Print exactly the lines from the first one down to the line containing "import numpy as np", both ends included, with no pictures and nothing else.
-- Start COLLECTED MATERIAL --
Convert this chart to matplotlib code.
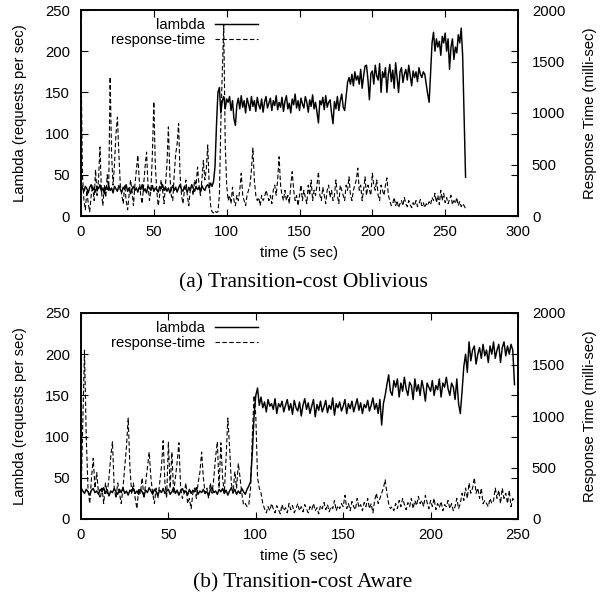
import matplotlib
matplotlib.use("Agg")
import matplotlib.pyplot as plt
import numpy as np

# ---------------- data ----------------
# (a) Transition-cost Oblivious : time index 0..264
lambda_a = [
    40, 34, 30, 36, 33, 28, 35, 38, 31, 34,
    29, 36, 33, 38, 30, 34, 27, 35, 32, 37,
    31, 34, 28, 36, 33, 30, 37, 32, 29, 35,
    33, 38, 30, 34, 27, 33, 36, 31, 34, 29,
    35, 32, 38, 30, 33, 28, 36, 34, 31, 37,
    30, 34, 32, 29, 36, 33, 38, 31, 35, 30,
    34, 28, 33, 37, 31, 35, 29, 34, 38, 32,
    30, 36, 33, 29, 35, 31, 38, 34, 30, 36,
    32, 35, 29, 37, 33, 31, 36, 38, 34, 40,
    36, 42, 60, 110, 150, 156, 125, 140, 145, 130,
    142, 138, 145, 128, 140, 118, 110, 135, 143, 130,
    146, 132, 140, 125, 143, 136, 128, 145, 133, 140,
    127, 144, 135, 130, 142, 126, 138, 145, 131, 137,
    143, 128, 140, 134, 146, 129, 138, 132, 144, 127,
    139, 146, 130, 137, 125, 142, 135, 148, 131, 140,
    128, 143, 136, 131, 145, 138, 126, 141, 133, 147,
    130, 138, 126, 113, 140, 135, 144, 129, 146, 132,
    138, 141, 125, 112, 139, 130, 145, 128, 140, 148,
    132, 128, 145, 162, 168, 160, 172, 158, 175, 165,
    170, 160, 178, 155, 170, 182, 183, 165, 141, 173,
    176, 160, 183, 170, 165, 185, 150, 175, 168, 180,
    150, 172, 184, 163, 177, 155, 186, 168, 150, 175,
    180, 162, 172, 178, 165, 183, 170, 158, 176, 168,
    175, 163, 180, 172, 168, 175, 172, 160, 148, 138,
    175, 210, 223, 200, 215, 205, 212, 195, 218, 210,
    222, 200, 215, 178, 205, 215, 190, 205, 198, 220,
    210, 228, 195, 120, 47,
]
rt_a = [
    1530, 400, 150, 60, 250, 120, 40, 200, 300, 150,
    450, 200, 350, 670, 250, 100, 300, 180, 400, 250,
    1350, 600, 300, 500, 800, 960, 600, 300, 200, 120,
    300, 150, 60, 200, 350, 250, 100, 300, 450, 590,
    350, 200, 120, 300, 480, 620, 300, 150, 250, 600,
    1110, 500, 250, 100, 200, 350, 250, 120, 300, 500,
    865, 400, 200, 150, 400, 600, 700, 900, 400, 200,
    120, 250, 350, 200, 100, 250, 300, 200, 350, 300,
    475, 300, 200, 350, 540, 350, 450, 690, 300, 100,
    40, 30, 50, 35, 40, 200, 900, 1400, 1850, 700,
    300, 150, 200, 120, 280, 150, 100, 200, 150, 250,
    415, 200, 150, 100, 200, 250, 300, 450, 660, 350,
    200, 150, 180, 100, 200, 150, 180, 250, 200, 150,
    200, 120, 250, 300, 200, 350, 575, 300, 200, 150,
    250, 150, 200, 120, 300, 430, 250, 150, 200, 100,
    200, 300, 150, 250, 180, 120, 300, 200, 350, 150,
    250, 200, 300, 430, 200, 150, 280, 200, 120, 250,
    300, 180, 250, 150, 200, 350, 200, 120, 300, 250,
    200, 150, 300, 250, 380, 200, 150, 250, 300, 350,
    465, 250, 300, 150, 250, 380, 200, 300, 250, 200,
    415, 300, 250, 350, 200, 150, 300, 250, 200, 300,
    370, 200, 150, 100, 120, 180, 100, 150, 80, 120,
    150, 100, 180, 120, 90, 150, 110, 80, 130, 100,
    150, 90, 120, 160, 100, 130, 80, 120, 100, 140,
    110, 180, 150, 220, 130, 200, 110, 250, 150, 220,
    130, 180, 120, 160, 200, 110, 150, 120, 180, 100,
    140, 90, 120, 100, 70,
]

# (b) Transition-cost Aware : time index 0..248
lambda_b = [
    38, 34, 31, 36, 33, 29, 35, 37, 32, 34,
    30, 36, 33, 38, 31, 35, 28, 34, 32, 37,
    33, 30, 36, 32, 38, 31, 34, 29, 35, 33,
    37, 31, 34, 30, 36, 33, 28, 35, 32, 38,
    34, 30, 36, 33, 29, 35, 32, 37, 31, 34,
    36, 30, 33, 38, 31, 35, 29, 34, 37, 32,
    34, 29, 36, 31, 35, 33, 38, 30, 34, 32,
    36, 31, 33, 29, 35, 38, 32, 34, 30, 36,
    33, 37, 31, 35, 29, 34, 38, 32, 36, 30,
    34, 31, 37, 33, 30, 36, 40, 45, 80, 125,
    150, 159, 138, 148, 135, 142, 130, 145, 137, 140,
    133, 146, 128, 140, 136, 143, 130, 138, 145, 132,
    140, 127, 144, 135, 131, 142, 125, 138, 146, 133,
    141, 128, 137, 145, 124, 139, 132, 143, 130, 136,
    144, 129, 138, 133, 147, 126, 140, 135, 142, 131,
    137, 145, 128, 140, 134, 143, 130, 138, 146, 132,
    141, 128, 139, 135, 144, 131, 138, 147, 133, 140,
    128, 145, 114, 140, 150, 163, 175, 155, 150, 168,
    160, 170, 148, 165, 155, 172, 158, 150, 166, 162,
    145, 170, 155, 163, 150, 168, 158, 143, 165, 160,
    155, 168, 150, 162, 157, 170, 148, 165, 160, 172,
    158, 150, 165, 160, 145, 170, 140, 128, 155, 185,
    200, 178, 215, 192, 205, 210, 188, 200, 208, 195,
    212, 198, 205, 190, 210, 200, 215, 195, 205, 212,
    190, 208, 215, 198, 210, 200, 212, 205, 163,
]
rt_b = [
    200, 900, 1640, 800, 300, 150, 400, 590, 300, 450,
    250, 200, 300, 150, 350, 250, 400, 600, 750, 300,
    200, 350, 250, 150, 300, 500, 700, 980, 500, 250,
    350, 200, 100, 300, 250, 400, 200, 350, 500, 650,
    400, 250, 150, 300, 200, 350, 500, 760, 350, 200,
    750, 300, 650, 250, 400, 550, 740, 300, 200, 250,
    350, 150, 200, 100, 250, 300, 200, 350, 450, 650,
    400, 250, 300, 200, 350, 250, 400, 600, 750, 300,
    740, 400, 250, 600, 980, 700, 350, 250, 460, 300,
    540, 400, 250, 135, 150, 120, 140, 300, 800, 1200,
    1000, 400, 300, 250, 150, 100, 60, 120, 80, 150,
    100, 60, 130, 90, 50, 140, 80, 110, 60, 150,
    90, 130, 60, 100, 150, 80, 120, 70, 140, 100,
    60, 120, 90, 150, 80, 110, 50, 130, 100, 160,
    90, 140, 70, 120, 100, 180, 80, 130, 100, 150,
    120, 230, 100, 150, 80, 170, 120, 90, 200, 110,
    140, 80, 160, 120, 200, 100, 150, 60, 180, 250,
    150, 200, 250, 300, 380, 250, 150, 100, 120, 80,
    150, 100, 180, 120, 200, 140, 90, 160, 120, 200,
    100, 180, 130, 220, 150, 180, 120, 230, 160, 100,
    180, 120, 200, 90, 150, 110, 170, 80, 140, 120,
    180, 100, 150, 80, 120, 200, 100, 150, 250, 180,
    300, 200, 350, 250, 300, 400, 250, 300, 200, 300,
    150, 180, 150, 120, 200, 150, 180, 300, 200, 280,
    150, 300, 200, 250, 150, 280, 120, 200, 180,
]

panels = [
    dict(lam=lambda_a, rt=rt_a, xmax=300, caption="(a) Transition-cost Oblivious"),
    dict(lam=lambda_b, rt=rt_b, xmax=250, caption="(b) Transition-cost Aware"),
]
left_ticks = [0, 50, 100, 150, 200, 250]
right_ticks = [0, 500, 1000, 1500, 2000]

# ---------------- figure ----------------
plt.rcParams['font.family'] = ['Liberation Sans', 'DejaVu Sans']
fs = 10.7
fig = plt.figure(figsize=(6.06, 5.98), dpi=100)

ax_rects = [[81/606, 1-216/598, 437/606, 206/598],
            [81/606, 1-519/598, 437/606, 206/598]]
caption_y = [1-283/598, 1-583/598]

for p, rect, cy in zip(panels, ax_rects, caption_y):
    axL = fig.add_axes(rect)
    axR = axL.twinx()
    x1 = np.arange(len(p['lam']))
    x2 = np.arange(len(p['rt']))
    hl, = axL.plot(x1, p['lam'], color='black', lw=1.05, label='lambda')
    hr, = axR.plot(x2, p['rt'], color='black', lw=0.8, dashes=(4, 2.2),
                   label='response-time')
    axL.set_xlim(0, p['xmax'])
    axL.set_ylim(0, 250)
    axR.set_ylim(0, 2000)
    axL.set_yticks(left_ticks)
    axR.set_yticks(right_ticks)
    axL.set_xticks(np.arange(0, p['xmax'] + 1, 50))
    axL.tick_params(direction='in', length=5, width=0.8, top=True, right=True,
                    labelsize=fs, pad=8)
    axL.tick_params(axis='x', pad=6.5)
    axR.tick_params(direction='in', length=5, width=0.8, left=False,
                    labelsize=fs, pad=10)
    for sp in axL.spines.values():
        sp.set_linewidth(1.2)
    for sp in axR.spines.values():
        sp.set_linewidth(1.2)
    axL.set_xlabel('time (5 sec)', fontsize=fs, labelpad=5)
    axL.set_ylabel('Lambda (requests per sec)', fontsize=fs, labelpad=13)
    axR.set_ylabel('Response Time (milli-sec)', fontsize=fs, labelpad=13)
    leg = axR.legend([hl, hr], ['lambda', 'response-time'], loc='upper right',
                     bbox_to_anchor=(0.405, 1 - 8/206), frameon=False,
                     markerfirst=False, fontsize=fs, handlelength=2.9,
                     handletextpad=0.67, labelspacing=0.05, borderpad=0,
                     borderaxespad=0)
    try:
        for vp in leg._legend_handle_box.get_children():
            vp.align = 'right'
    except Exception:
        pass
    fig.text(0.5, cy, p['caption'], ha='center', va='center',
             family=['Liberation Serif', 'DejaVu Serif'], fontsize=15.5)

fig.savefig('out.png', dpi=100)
-- End COLLECTED MATERIAL --
RESULT OF THIS TASK:
Convert this chart to matplotlib code.
import matplotlib
matplotlib.use("Agg")
import matplotlib.pyplot as plt
import numpy as np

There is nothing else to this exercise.